Begin RECORDS PROVIDED

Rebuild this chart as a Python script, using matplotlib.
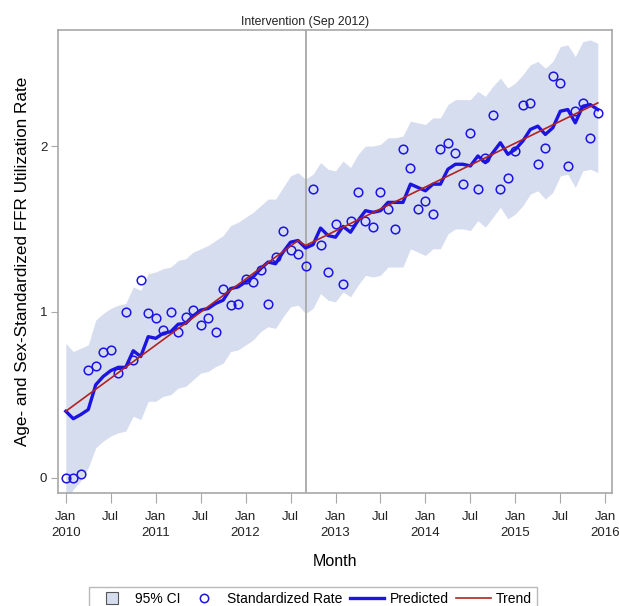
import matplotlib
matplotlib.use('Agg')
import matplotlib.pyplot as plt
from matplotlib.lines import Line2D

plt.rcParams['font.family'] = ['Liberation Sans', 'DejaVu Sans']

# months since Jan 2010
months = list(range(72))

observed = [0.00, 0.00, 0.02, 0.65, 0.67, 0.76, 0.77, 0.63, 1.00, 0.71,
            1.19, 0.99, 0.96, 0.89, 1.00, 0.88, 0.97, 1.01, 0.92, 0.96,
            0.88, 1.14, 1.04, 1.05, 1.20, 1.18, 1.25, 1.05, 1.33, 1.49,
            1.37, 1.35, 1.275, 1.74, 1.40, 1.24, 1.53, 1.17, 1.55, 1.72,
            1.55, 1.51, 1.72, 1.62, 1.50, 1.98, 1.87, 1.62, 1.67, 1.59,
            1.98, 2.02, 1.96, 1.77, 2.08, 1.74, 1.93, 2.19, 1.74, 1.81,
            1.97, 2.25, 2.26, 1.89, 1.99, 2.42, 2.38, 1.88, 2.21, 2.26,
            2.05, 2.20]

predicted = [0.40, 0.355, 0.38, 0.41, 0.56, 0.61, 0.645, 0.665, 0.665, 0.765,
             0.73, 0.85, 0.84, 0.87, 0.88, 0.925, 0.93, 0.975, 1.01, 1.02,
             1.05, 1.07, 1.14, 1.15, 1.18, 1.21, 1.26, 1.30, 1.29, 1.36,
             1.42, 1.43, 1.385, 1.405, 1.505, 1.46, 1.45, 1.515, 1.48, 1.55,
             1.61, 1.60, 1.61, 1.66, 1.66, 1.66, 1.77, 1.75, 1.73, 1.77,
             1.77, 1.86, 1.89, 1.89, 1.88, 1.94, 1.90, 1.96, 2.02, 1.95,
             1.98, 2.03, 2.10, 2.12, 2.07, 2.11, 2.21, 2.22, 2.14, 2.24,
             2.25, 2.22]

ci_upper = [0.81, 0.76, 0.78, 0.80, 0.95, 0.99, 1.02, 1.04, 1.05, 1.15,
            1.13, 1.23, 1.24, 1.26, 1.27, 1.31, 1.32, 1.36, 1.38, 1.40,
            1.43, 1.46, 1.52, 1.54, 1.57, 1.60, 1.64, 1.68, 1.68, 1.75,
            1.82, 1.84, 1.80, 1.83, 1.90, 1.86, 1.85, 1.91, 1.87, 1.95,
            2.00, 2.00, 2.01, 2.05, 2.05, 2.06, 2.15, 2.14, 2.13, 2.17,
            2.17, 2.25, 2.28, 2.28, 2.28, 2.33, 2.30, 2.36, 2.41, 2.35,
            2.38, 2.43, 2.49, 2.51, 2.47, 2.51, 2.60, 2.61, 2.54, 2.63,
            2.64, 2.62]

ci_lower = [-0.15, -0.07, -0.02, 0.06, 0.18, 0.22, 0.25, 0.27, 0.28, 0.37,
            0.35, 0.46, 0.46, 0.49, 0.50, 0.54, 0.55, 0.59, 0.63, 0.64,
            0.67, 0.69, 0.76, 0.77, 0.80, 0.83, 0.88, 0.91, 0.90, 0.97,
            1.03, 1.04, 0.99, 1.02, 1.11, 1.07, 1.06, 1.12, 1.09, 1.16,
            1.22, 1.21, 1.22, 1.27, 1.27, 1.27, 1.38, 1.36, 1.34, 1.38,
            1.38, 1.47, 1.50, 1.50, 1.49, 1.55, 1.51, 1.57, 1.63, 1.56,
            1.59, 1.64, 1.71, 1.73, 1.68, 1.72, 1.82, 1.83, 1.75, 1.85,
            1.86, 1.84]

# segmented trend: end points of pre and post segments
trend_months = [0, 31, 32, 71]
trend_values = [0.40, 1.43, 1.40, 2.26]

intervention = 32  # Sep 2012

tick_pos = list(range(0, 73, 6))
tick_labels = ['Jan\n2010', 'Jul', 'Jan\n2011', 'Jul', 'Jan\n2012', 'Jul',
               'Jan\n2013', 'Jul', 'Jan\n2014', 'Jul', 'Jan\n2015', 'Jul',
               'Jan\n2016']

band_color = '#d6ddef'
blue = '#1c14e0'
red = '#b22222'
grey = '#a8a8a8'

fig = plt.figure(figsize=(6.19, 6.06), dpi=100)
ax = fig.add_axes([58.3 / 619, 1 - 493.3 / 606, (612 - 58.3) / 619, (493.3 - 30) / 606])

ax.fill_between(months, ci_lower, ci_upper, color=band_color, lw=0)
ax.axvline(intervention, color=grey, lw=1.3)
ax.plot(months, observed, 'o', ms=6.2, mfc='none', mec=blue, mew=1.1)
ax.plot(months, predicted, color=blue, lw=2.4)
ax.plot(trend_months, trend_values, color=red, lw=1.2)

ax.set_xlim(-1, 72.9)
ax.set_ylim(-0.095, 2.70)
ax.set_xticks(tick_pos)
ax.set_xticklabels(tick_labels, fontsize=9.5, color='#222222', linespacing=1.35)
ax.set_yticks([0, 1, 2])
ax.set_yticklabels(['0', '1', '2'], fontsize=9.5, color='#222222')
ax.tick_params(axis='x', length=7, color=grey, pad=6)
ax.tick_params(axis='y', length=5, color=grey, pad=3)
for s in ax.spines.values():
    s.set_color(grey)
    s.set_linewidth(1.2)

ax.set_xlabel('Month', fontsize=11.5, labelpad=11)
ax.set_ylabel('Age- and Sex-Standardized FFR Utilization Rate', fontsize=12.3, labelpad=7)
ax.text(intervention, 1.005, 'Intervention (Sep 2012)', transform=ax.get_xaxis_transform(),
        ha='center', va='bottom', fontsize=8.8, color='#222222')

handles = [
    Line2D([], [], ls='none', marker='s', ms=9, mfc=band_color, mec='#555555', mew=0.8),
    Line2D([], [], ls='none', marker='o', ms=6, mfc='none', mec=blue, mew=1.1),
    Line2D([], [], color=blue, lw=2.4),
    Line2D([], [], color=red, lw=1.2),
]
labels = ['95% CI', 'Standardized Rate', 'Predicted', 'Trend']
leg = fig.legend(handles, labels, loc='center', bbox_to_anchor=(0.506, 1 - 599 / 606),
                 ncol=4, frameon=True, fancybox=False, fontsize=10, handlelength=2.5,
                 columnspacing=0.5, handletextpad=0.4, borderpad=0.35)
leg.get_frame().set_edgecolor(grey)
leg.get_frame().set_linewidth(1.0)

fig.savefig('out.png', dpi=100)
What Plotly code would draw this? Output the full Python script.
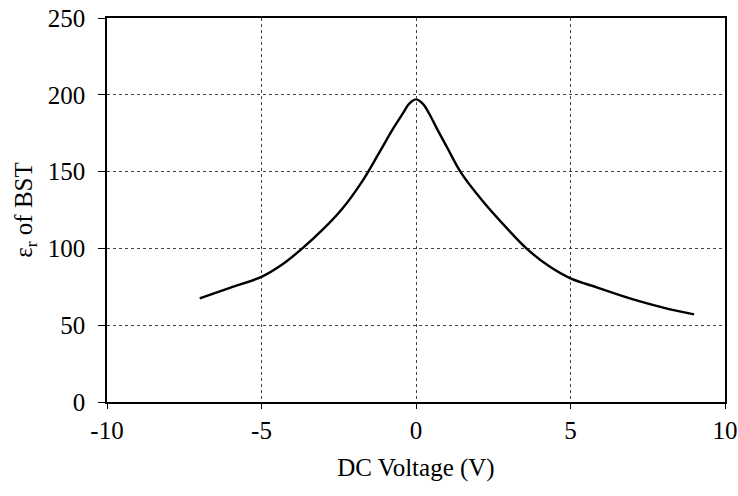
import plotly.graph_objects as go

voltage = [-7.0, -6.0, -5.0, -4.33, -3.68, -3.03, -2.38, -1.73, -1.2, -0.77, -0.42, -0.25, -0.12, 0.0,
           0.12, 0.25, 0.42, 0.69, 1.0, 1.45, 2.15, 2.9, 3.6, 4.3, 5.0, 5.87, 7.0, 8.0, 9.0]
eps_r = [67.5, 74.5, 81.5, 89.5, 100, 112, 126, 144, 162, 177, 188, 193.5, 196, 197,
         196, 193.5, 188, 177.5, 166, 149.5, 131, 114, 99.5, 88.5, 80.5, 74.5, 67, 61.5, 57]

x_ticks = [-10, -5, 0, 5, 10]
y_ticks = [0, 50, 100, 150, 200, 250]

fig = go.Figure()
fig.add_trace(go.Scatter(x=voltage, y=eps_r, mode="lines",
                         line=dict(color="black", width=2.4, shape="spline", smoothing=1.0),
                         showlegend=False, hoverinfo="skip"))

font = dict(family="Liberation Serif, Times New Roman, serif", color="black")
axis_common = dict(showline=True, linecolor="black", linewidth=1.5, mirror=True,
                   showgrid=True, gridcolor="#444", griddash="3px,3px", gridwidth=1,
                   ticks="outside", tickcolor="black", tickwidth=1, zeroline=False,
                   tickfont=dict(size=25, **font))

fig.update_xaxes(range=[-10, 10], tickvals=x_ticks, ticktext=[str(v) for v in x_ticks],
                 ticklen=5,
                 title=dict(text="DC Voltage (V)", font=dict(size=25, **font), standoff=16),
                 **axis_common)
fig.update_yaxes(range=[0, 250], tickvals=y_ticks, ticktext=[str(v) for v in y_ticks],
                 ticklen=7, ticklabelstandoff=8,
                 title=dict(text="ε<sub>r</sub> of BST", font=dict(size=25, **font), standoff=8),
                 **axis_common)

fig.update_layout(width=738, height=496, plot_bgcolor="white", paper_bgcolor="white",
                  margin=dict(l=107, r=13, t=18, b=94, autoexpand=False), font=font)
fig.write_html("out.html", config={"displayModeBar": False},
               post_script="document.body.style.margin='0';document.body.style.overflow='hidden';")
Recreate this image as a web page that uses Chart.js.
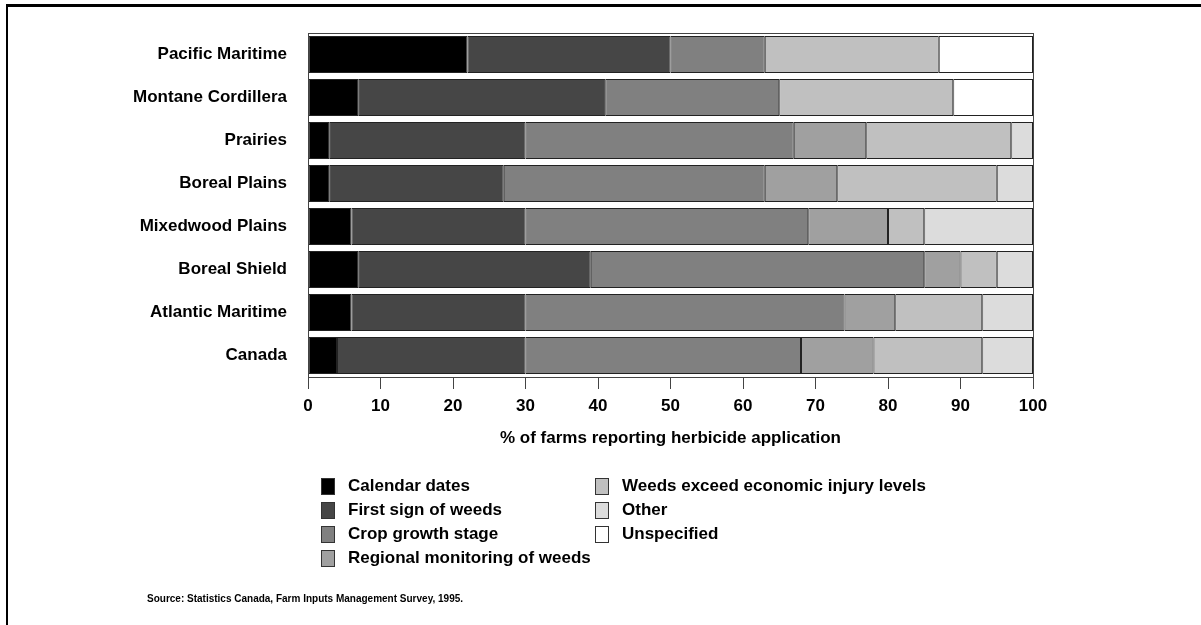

End RECORDS PROVIDED

Repeat exactly, and only, the lines between the line holding "What Plotly code" and the line holding "tickfont=dict(size=25, **font))", inclusive, leaving pictures out.

What Plotly code would draw this? Output the full Python script.
import plotly.graph_objects as go

voltage = [-7.0, -6.0, -5.0, -4.33, -3.68, -3.03, -2.38, -1.73, -1.2, -0.77, -0.42, -0.25, -0.12, 0.0,
           0.12, 0.25, 0.42, 0.69, 1.0, 1.45, 2.15, 2.9, 3.6, 4.3, 5.0, 5.87, 7.0, 8.0, 9.0]
eps_r = [67.5, 74.5, 81.5, 89.5, 100, 112, 126, 144, 162, 177, 188, 193.5, 196, 197,
         196, 193.5, 188, 177.5, 166, 149.5, 131, 114, 99.5, 88.5, 80.5, 74.5, 67, 61.5, 57]

x_ticks = [-10, -5, 0, 5, 10]
y_ticks = [0, 50, 100, 150, 200, 250]

fig = go.Figure()
fig.add_trace(go.Scatter(x=voltage, y=eps_r, mode="lines",
                         line=dict(color="black", width=2.4, shape="spline", smoothing=1.0),
                         showlegend=False, hoverinfo="skip"))

font = dict(family="Liberation Serif, Times New Roman, serif", color="black")
axis_common = dict(showline=True, linecolor="black", linewidth=1.5, mirror=True,
                   showgrid=True, gridcolor="#444", griddash="3px,3px", gridwidth=1,
                   ticks="outside", tickcolor="black", tickwidth=1, zeroline=False,
                   tickfont=dict(size=25, **font))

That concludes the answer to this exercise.